During the early years, the band had plenty of notoriety as a group of talented kids. They're all glad to be breaking out of that novelty routine.

"When we were younger, everybody always said, 'You guys are really good, for kids,'" Sean says. "We were kids who could kind of play, but we always wanted to be legitimate and out on our own. The young thing, people still apply that to us, but it's less focused on the fact that we're young."

The band members' willingness to pursue projects outside Nickel Creek may also save them from the collapse that comes after overnight stardom. Besides the solo records, and Sean and Sara both play in several local bands back home in San Diego.

"We thrive on doing outside projects," Sean says. "We're growing together as a band because of the separate things we do.

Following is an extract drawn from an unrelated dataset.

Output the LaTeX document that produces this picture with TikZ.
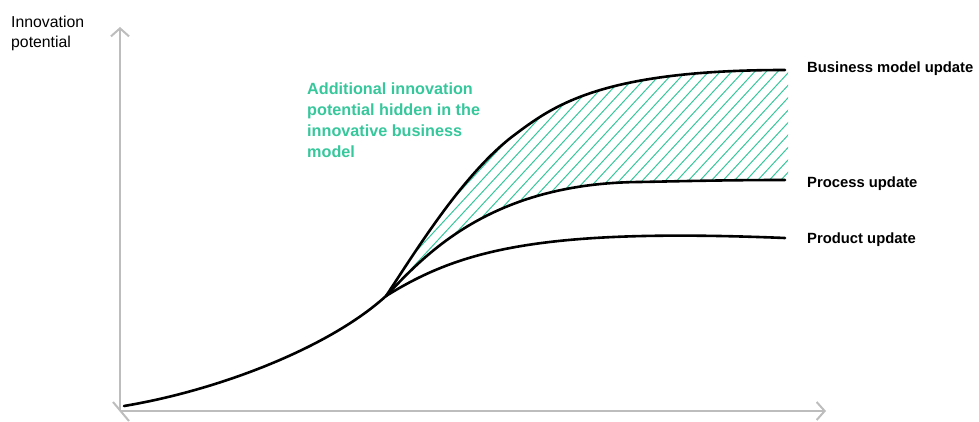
\documentclass[tikz,border=0pt]{standalone}
\usepackage{fontspec}
\setmainfont{Liberation Sans}
\usetikzlibrary{arrows.meta}
\definecolor{AxisGray}{HTML}{BDBDBD}
\definecolor{Mint}{HTML}{36C79A}

\begin{document}
\begin{tikzpicture}[x=1pt, y=-1pt,
  axis/.style={draw=AxisGray, line width=2pt, -{Straight Barb[length=8pt, width=18pt]}},
  curve/.style={line width=2.6pt, line cap=round},
  tag/.style={anchor=base west, inner sep=0pt, font=\bfseries\fontsize{14.8}{17}\selectfont}]
  \useasboundingbox (0,0) rectangle (979,422);
  % Key points
  \coordinate (origin) at (120,411);
  \coordinate (ytip) at (120,27);
  \coordinate (xtip) at (826,411);
  \coordinate (tickA) at (113,402);
  \coordinate (tickB) at (129,421);
  \coordinate (start) at (124,406);
  \coordinate (branch) at (386,296);
  \coordinate (bmMid) at (513,136);
  \coordinate (prcMid) at (640,182);
  \coordinate (bmEnd) at (785,70);
  \coordinate (prcEnd) at (785,180);
  \coordinate (prdEnd) at (785,238);
  % Hatched gap between the two upper curves
  \begin{scope}
    \clip (branch) .. controls (414,254) and (462,175) .. (bmMid)
      .. controls (553,106) and (600,70) .. (bmEnd) -- (788,70) -- (788,180)
      -- (prcEnd) .. controls (730,180) and (690,181) .. (prcMid)
      .. controls (490,183) and (425,255) .. (branch) -- cycle;
    \foreach \s in {30,41.5,...,700}
      \draw[Mint, line width=1pt] (\s,420) -- (\s+370,20);
  \end{scope}
  % Axes
  \draw[axis] (origin) -- (ytip);
  \draw[axis] (origin) -- (xtip);
  \draw[AxisGray, line width=2pt] (tickA) -- (tickB);
  % Curves
  \draw[curve] (start) .. controls (220,390) and (330,347) .. (branch);
  \draw[curve] (branch) .. controls (414,254) and (462,175) .. (bmMid)
    .. controls (553,106) and (600,70) .. (bmEnd);
  \draw[curve] (branch) .. controls (425,255) and (490,183) .. (prcMid)
    .. controls (690,181) and (730,180) .. (prcEnd);
  \draw[curve] (branch) .. controls (460,250) and (540,228) .. (prdEnd);
  % Labels
  \node[anchor=north west, align=left, inner sep=0pt,
    font=\fontsize{15.8}{20}\selectfont] (ylabel) at (11,15.5) {Innovation\\potential};
  \node[anchor=north west, align=left, inner sep=0pt, text=Mint,
    font=\bfseries\fontsize{16.2}{20.8}\selectfont] (gap) at (307,83)
    {Additional innovation\\potential hidden in the\\innovative business\\model};
  \node[tag] (bm) at (807,73) {Business model update};
  \node[tag] (prc) at (807,187) {Process update};
  \node[tag] (prd) at (807,243) {Product update};
\end{tikzpicture}
\end{document}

It keeps the band kind of fresh and fun, because we're all creative on our own, and that helps when we all come together."

Sara hopes the outside influences will eventually coalesce into a definitive Nickel Creek sound, a combination of all the kinds of music they love that gets a special treatment once it's in their hands. "I've started listening to more Celtic, jazz, some of the better pop stuff, and I think that comes through," she says. "I like all of that a lot, but I hope it's not schizophrenic, that it becomes a little bit of who we are. We're still working on synthesizing it a bit so that it all becomes the Nickel Creek sound."

Whether it's a luxury or burden to do that with a national audience, they're glad to be where they are. "All we can say is, our basic goal is to bring what we do to a larger and larger group of people," Sean says. "And it seems to get bigger every day."